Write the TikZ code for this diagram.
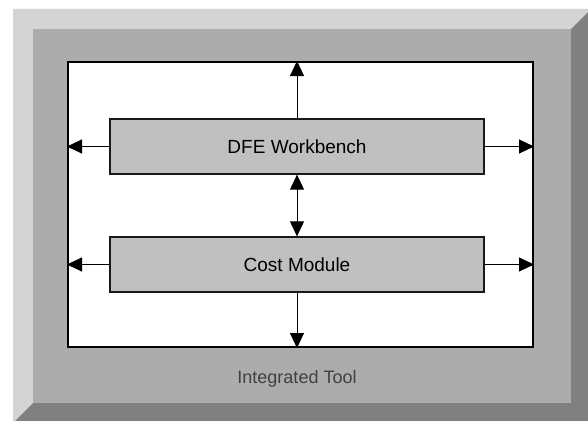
\documentclass[tikz,border=0pt]{standalone}
\usepackage{fontspec}
\setmainfont{Liberation Sans}
\usetikzlibrary{arrows.meta}

\definecolor{bevellight}{HTML}{D4D4D4}
\definecolor{bevelface}{HTML}{ACACAC}
\definecolor{beveldark}{HTML}{808080}
\definecolor{modulefill}{HTML}{C0C0C0}
\definecolor{captiongray}{HTML}{404040}

\tikzset{
  module/.style={draw=black!90, line width=1.3pt, fill=modulefill,
    minimum width=374pt, minimum height=55pt, inner sep=0pt,
    font=\fontsize{19}{23}\selectfont},
  flow/.style={line width=1pt, -{Triangle[length=15pt,width=14pt]}},
  bothflow/.style={line width=1pt, {Triangle[length=15pt,width=14pt]}-{Triangle[length=15pt,width=14pt]}},
}

\begin{document}
\begin{tikzpicture}[x=1pt,y=-1pt]
  \useasboundingbox (0,0) rectangle (588,420);
  \fill[white] (0,0) rectangle (588,420);

  % raised frame: light upper-left bevel, dark lower-right bevel, flat face
  \fill[bevellight] (13,9) -- (591,9) -- (571,29) -- (33,29) -- (33,403) -- (13,423) -- cycle;
  \fill[beveldark] (591,9) -- (591,423) -- (13,423) -- (33,403) -- (571,403) -- (571,29) -- cycle;
  \fill[bevelface] (33,29) rectangle (571,403);

  % white working area
  \node[draw=black, line width=2pt, fill=white, inner sep=0pt,
        minimum width=465pt, minimum height=285pt] (area) at (300.5,204.5) {};

  % modules
  \node[module] (dfe) at (297,146.5) {DFE Workbench};
  \node[module] (cost) at (297,264.5) {Cost Module};

  % connectors
  \draw[flow] (dfe.north) -- (dfe.north |- area.north);
  \draw[flow] (dfe.west) -- (dfe.west -| area.west);
  \draw[flow] (dfe.east) -- (dfe.east -| area.east);
  \draw[bothflow] (dfe.south) -- (cost.north);
  \draw[flow] (cost.west) -- (cost.west -| area.west);
  \draw[flow] (cost.east) -- (cost.east -| area.east);
  \draw[flow] (cost.south) -- (cost.south |- area.south);

  % caption
  \node[text=captiongray, font=\fontsize{18}{22}\selectfont] (caption) at (297,379) {Integrated Tool};
\end{tikzpicture}
\end{document}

* _Exercise task_:
Copy the data exactly. Any picture it contains is to be omitted.

* _Result_:
Write the TikZ code for this diagram.
\documentclass[tikz,border=0pt]{standalone}
\usepackage{fontspec}
\setmainfont{Liberation Sans}
\usetikzlibrary{arrows.meta}

\definecolor{bevellight}{HTML}{D4D4D4}
\definecolor{bevelface}{HTML}{ACACAC}
\definecolor{beveldark}{HTML}{808080}
\definecolor{modulefill}{HTML}{C0C0C0}
\definecolor{captiongray}{HTML}{404040}

\tikzset{
  module/.style={draw=black!90, line width=1.3pt, fill=modulefill,
    minimum width=374pt, minimum height=55pt, inner sep=0pt,
    font=\fontsize{19}{23}\selectfont},
  flow/.style={line width=1pt, -{Triangle[length=15pt,width=14pt]}},
  bothflow/.style={line width=1pt, {Triangle[length=15pt,width=14pt]}-{Triangle[length=15pt,width=14pt]}},
}

\begin{document}
\begin{tikzpicture}[x=1pt,y=-1pt]
  \useasboundingbox (0,0) rectangle (588,420);
  \fill[white] (0,0) rectangle (588,420);

  % raised frame: light upper-left bevel, dark lower-right bevel, flat face
  \fill[bevellight] (13,9) -- (591,9) -- (571,29) -- (33,29) -- (33,403) -- (13,423) -- cycle;
  \fill[beveldark] (591,9) -- (591,423) -- (13,423) -- (33,403) -- (571,403) -- (571,29) -- cycle;
  \fill[bevelface] (33,29) rectangle (571,403);

  % white working area
  \node[draw=black, line width=2pt, fill=white, inner sep=0pt,
        minimum width=465pt, minimum height=285pt] (area) at (300.5,204.5) {};

  % modules
  \node[module] (dfe) at (297,146.5) {DFE Workbench};
  \node[module] (cost) at (297,264.5) {Cost Module};

  % connectors
  \draw[flow] (dfe.north) -- (dfe.north |- area.north);
  \draw[flow] (dfe.west) -- (dfe.west -| area.west);
  \draw[flow] (dfe.east) -- (dfe.east -| area.east);
  \draw[bothflow] (dfe.south) -- (cost.north);
  \draw[flow] (cost.west) -- (cost.west -| area.west);
  \draw[flow] (cost.east) -- (cost.east -| area.east);
  \draw[flow] (cost.south) -- (cost.south |- area.south);

  % caption
  \node[text=captiongray, font=\fontsize{18}{22}\selectfont] (caption) at (297,379) {Integrated Tool};
\end{tikzpicture}
\end{document}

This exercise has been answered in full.